**INSTRUCTIONS FOR THE TASK:** Reproduce exactly the lines below, from the first through the one containing "17.75, 17.75, 17.75, 17.8, 17.95]", and nothing more.

** start DATA SEGMENT **

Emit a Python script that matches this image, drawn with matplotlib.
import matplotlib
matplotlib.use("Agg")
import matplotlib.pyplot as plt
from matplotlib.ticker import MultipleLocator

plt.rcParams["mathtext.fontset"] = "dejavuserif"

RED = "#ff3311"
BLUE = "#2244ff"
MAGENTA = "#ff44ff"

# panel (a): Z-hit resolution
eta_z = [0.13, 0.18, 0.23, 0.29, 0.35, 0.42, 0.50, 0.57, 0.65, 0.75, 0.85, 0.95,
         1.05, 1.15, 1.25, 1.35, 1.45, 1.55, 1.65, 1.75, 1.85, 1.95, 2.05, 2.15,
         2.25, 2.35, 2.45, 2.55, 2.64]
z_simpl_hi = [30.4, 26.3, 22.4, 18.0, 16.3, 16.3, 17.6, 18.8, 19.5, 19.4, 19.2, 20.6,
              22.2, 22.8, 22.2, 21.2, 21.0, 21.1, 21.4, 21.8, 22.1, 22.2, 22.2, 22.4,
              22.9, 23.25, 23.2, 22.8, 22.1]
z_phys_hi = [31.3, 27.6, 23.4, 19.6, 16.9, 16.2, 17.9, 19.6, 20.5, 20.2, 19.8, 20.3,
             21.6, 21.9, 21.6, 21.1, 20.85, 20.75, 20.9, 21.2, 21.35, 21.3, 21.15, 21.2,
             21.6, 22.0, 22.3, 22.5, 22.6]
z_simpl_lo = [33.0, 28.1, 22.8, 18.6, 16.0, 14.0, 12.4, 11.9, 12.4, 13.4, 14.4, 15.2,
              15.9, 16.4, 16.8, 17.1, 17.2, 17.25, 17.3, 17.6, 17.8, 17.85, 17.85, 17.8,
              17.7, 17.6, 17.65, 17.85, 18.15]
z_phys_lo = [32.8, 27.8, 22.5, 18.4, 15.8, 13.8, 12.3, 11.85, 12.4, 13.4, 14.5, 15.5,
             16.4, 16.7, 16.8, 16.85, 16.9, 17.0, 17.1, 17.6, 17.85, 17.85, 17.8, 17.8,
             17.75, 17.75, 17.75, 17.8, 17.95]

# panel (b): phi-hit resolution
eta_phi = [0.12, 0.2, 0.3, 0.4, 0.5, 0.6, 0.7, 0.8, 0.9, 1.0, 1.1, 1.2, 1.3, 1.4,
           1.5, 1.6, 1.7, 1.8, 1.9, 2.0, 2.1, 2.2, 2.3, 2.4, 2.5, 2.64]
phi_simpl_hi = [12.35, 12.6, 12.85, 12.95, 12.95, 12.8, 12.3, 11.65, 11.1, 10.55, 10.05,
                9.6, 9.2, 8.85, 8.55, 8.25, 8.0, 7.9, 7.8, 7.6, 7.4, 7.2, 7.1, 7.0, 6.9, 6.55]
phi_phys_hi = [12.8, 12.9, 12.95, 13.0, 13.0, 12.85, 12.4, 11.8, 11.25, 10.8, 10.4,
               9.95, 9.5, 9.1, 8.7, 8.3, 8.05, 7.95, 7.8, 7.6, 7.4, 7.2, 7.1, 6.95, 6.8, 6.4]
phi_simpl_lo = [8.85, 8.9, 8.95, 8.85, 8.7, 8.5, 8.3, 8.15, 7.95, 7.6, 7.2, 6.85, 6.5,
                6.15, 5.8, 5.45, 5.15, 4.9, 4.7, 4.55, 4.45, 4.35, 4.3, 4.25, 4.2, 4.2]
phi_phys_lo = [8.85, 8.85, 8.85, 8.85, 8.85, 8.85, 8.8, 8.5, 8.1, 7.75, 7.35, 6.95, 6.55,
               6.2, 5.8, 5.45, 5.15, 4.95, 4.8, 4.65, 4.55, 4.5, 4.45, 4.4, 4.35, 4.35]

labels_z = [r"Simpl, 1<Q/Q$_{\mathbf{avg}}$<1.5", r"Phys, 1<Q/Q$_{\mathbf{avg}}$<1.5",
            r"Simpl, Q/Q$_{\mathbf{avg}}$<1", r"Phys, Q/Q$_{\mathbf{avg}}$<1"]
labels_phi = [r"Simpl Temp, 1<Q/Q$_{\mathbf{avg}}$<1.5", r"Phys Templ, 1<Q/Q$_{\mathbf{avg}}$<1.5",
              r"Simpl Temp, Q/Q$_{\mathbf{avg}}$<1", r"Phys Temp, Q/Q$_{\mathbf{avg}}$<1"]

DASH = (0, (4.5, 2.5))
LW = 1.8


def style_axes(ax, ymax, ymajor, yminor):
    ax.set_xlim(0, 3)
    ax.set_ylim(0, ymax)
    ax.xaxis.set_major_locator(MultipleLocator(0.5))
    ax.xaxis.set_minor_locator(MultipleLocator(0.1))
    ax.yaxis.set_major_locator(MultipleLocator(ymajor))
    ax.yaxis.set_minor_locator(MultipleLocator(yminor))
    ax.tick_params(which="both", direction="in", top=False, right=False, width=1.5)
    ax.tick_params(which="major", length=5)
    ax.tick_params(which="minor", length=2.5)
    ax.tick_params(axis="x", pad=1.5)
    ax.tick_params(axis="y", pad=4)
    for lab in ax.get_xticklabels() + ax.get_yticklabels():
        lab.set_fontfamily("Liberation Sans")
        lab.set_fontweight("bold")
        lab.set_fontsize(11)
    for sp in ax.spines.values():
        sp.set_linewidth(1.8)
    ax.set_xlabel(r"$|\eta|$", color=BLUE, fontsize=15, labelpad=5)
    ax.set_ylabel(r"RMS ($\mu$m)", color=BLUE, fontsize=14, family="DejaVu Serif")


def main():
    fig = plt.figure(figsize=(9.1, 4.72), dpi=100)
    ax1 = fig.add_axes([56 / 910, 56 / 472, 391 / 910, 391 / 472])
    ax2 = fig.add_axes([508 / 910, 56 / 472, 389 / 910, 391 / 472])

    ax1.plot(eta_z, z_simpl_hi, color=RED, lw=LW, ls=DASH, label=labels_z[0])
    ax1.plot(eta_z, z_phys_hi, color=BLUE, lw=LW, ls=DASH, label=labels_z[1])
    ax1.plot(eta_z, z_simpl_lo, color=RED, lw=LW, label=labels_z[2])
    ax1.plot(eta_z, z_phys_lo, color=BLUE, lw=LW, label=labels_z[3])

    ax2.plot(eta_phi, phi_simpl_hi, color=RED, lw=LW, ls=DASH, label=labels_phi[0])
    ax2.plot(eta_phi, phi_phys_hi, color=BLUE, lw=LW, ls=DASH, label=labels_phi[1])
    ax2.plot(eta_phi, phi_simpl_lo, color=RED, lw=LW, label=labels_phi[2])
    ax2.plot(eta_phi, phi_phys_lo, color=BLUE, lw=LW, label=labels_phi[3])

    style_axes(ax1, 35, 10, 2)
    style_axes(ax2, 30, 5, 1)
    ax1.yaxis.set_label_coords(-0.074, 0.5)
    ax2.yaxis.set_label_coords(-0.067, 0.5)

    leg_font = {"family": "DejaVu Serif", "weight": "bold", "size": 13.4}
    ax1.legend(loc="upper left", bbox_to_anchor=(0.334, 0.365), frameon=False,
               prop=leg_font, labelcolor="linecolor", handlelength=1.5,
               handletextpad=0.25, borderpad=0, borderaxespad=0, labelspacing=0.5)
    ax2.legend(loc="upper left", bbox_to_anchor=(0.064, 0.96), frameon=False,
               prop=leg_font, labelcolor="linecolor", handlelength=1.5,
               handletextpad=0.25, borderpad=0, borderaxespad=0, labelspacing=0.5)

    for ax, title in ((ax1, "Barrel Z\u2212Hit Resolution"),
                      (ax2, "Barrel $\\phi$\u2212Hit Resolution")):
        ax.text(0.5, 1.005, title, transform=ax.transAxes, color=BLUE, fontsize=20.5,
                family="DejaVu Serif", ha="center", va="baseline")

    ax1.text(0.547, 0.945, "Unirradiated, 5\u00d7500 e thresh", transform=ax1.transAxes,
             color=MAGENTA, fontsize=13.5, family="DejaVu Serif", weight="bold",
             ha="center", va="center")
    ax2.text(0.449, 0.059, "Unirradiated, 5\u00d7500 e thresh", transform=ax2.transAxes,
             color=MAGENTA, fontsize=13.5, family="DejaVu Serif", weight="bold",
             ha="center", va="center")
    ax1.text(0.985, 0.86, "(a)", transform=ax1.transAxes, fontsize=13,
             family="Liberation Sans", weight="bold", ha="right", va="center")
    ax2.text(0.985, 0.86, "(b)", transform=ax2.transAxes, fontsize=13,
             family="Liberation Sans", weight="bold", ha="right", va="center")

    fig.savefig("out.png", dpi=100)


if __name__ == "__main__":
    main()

** end DATA SEGMENT **

**SOLUTION TO THE EXERCISE:**
Emit a Python script that matches this image, drawn with matplotlib.
import matplotlib
matplotlib.use("Agg")
import matplotlib.pyplot as plt
from matplotlib.ticker import MultipleLocator

plt.rcParams["mathtext.fontset"] = "dejavuserif"

RED = "#ff3311"
BLUE = "#2244ff"
MAGENTA = "#ff44ff"

# panel (a): Z-hit resolution
eta_z = [0.13, 0.18, 0.23, 0.29, 0.35, 0.42, 0.50, 0.57, 0.65, 0.75, 0.85, 0.95,
         1.05, 1.15, 1.25, 1.35, 1.45, 1.55, 1.65, 1.75, 1.85, 1.95, 2.05, 2.15,
         2.25, 2.35, 2.45, 2.55, 2.64]
z_simpl_hi = [30.4, 26.3, 22.4, 18.0, 16.3, 16.3, 17.6, 18.8, 19.5, 19.4, 19.2, 20.6,
              22.2, 22.8, 22.2, 21.2, 21.0, 21.1, 21.4, 21.8, 22.1, 22.2, 22.2, 22.4,
              22.9, 23.25, 23.2, 22.8, 22.1]
z_phys_hi = [31.3, 27.6, 23.4, 19.6, 16.9, 16.2, 17.9, 19.6, 20.5, 20.2, 19.8, 20.3,
             21.6, 21.9, 21.6, 21.1, 20.85, 20.75, 20.9, 21.2, 21.35, 21.3, 21.15, 21.2,
             21.6, 22.0, 22.3, 22.5, 22.6]
z_simpl_lo = [33.0, 28.1, 22.8, 18.6, 16.0, 14.0, 12.4, 11.9, 12.4, 13.4, 14.4, 15.2,
              15.9, 16.4, 16.8, 17.1, 17.2, 17.25, 17.3, 17.6, 17.8, 17.85, 17.85, 17.8,
              17.7, 17.6, 17.65, 17.85, 18.15]
z_phys_lo = [32.8, 27.8, 22.5, 18.4, 15.8, 13.8, 12.3, 11.85, 12.4, 13.4, 14.5, 15.5,
             16.4, 16.7, 16.8, 16.85, 16.9, 17.0, 17.1, 17.6, 17.85, 17.85, 17.8, 17.8,
             17.75, 17.75, 17.75, 17.8, 17.95]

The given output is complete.